Summary of this article

  • Gig work and self-employment are the new ways of earning.

  • Eight million new graduates enter the Indian workforce.

  • Conventional white-collar jobs are going to be hard to get.

At a time when freelancing and tags of "self-employed" are seen all over, Saurabh Mukherjea, founder and Chief Investment Officer of Marcellus Investment Managers, in a podcast, has warned the salary-dependent workers that times are about to change for them. He speaks from noticing patterns of around a decade, how corporate jobs are not going to be serving a lot of people. Layoffs, minimum salaries and automation replacing human effort have been common reasons for low job vacancies.

He pointed out how India's white-collar jobs have stagnated for the past five years. He argues that even the hopes of corporate jobs to bounce back are slim. Gig work and self-employment are the new ways of earning. The reason lies in automation and efficiency that is required in the corporate world. Most of the low-effort technical jobs are handed over to automation, reducing headcount and still maintaining the growth.

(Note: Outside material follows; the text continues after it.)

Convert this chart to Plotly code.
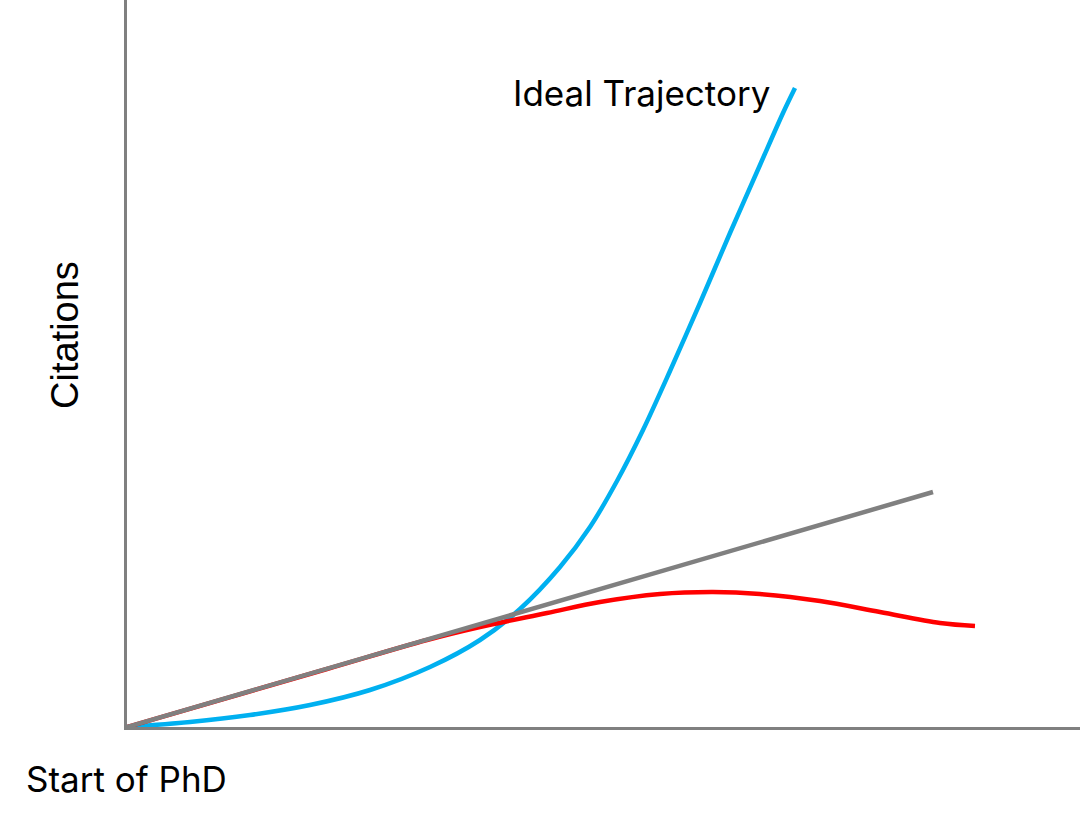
import plotly.graph_objects as go

# Data (arbitrary units: time since start of PhD, citations)
ideal_x = [0, 63, 123, 183, 243, 303, 353, 393, 433, 463, 490, 516, 543, 573, 603, 633, 656, 668]
ideal_y = [0, 5, 12, 22, 37, 60, 87, 118, 160, 200, 246, 297, 356, 424, 494, 562, 614, 639]

actual_x = [0, 200, 300, 353, 420, 473, 533, 586, 633, 693, 753, 813, 848]
actual_y = [0, 58, 87, 100, 114, 125, 133, 135, 133, 126, 115, 104, 101]

linear_x = [0, 806]
linear_y = [0, 235]

fig = go.Figure()
fig.add_trace(go.Scatter(x=ideal_x, y=ideal_y, mode="lines",
                         line=dict(color="#00B0F0", width=4.5, shape="spline", smoothing=0.9),
                         hoverinfo="skip"))
fig.add_trace(go.Scatter(x=actual_x, y=actual_y, mode="lines",
                         line=dict(color="#FF0000", width=4.5, shape="spline", smoothing=1.0),
                         hoverinfo="skip"))
fig.add_trace(go.Scatter(x=linear_x, y=linear_y, mode="lines",
                         line=dict(color="#808080", width=4.5), hoverinfo="skip"))

fig.update_layout(
    width=1080, height=825,
    margin=dict(l=127, r=0, t=0, b=98),
    paper_bgcolor="white", plot_bgcolor="white",
    showlegend=False,
    xaxis=dict(range=[0, 953], showgrid=False, zeroline=False, showticklabels=False,
               ticks="", showline=True, linecolor="#808080", linewidth=3, fixedrange=True),
    yaxis=dict(range=[0, 727], showgrid=False, zeroline=False, showticklabels=False,
               ticks="", showline=True, linecolor="#808080", linewidth=3, fixedrange=True),
    annotations=[
        dict(text="Ideal Trajectory", x=514, y=727 - 93, xref="x", yref="y",
             showarrow=False, font=dict(family="Inter", size=35, color="black"),
             xanchor="center", yanchor="middle"),
        dict(text="Start of PhD", x=(126 - 127) / 953, y=-52 / 727, xref="paper", yref="paper",
             showarrow=False, font=dict(family="Inter", size=35, color="black"),
             xanchor="center", yanchor="middle"),
        dict(text="Citations", x=(65 - 127) / 953, y=1 - 335 / 727, xref="paper", yref="paper",
             showarrow=False, textangle=-90,
             font=dict(family="Liberation Sans, Arial", size=38, color="black"),
             xanchor="center", yanchor="middle"),
    ],
)

fig.write_html("out.html", config={"displayModeBar": False},
               post_script="document.body.style.margin='0px';")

Shrinking corporate seats and rising youth

Every year, eight million new graduates enter the Indian workforce; meanwhile, the job openings remain limited. This is a massive mismatch between opportunity and aspiration. He warned, "the next few years will be testing India's ability to reinvent work", by figuring out how to give livelihood to the people entering the workforce.

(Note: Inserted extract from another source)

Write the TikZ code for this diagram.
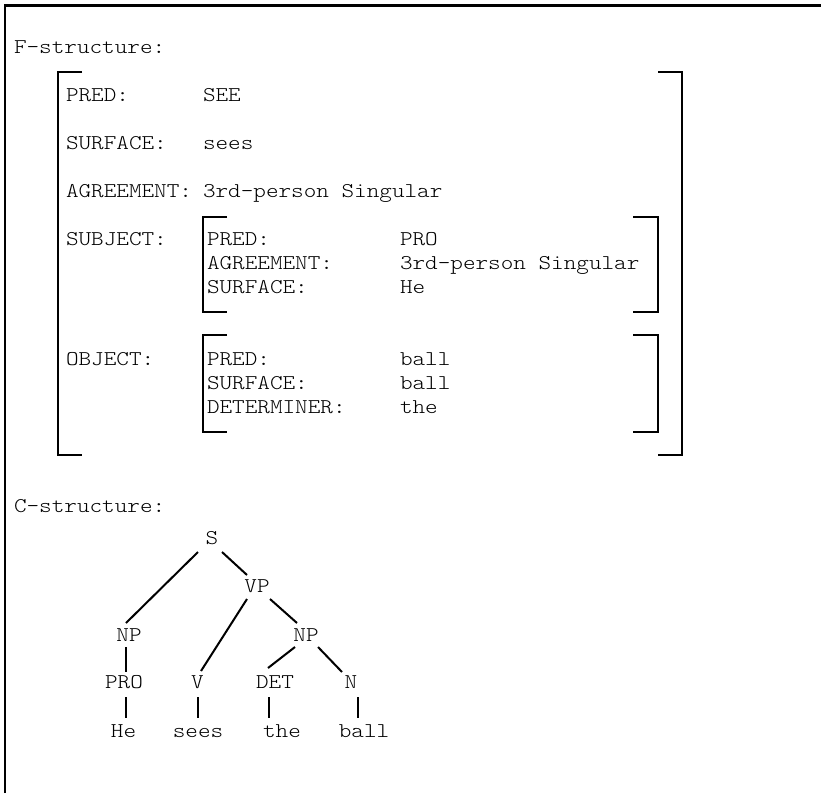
\documentclass[tikz,border=0pt]{standalone}
\usepackage{fontspec}
\newfontfamily\courtype{lmmonolt10-regular.otf}[FakeStretch=1.143]
\usetikzlibrary{calc}
\begin{document}
\begin{tikzpicture}[x=0.75pt,y=-0.75pt,
  txt/.style={font=\courtype\fontsize{15.75pt}{18pt}\selectfont, inner sep=0pt, outer sep=0pt, text=black},
  lbl/.style={txt, anchor=base west},
  tn/.style={txt, anchor=base},
  brk/.style={line width=1.5pt, line join=miter, line cap=butt},
  edge/.style={line width=1.5pt}]
\useasboundingbox (0,0) rectangle (821,793);
\fill[white] (0,0) rectangle (821,793);
\draw[line width=1.6pt] (5,793) -- (5,5.5) -- (821,5.5);

% F-structure text
\node[lbl] (fs) at (14,53) {F-structure:};
\node[lbl] (pred) at (66,101) {PRED:};
\node[lbl] (predv) at (203,101) {SEE};
\node[lbl] (surf) at (66,149) {SURFACE:};
\node[lbl] (surfv) at (203,149) {sees};
\node[lbl] (agr) at (66,197) {AGREEMENT:};
\node[lbl] (agrv) at (203,197) {3rd-person Singular};
\node[lbl] (subj) at (66,245) {SUBJECT:};
\node[lbl] (spred) at (207,245) {PRED:};
\node[lbl] (spredv) at (400,245) {PRO};
\node[lbl] (sagr) at (207,269) {AGREEMENT:};
\node[lbl] (sagrv) at (400,269) {3rd-person Singular};
\node[lbl] (ssurf) at (207,293) {SURFACE:};
\node[lbl] (ssurfv) at (400,293) {He};
\node[lbl] (obj) at (66,365) {OBJECT:};
\node[lbl] (opred) at (207,365) {PRED:};
\node[lbl] (opredv) at (400,365) {ball};
\node[lbl] (osurf) at (207,389) {SURFACE:};
\node[lbl] (osurfv) at (400,389) {ball};
\node[lbl] (odet) at (207,413) {DETERMINER:};
\node[lbl] (odetv) at (400,413) {the};
\node[lbl] (cs) at (14,512) {C-structure:};

% brackets
\draw[brk] (82,72) -- (58,72) -- (58,455) -- (82,455);
\draw[brk] (658,72) -- (682,72) -- (682,455) -- (658,455);
\draw[brk] (227,217) -- (203,217) -- (203,312) -- (227,312);
\draw[brk] (633,217) -- (658,217) -- (658,312) -- (633,312);
\draw[brk] (227,335) -- (203,335) -- (203,432) -- (227,432);
\draw[brk] (633,335) -- (658,335) -- (658,432) -- (633,432);

% tree nodes
\node[tn] (S) at (212,544) {S};
\node[tn] (VP) at (257,592) {VP};
\node[tn] (NP1) at (129,641) {NP};
\node[tn] (NP2) at (306,641) {NP};
\node[tn] (PRO) at (124,688) {PRO};
\node[tn] (V) at (197.5,688) {V};
\node[tn] (DET) at (275,688) {DET};
\node[tn] (N) at (351,688) {N};
\node[tn] (He) at (123.5,737) {He};
\node[tn] (sees) at (198,737) {sees};
\node[tn] (the) at (282,737) {the};
\node[tn] (ball) at (364,737) {ball};

% tree edges
\draw[edge] ($(S.base)+(-14,8)$) -- ($(NP1.base)+(-3,-18)$);
\draw[edge] ($(S.base)+(10,8)$) -- ($(VP.base)+(-10,-17)$);
\draw[edge] ($(VP.base)+(-10,7)$) -- ($(V.base)+(3.5,-17)$);
\draw[edge] ($(VP.base)+(13,7)$) -- ($(NP2.base)+(-9,-18)$);
\draw[edge] ($(NP1.base)+(-3,6)$) -- ($(PRO.base)+(2,-16)$);
\draw[edge] ($(NP2.base)+(-11,6)$) -- ($(DET.base)+(-7,-20)$);
\draw[edge] ($(NP2.base)+(12,6)$) -- ($(N.base)+(-9,-16)$);
\draw[edge] ($(PRO.base)+(2,9)$) -- ($(He.base)+(2.5,-19)$);
\draw[edge] ($(V.base)+(0.5,9)$) -- ($(sees.base)+(0,-19)$);
\draw[edge] ($(DET.base)+(-6,9)$) -- ($(the.base)+(-13,-19)$);
\draw[edge] ($(N.base)+(7,9)$) -- ($(ball.base)+(-6,-19)$);
\end{tikzpicture}
\end{document}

Large firms no longer require big teams to scale and grow. Well-known companies like HDFC, Bajaj Finance, Titan, and Asian Paints are not hiring aggressively anymore.

He also foreshadows how salaried jobs are also being rejected by a segment of people who have already realised this. People are switching to working more independently, as freelancers, creators, or contractual workers.

Mukherjea believes that India is far better placed than other countries when it comes to a gig-based workforce. Cheap data and centralised digital systems like UPI are the foundation of a more independent youth and self-employment.

He advises the youth on how they can tackle this, which will be a potential problem for them. Conventional white-collar jobs are going to be hard to get, preparing the youngsters and ourselves for the future, where gig work and self-employment are the basis of stability.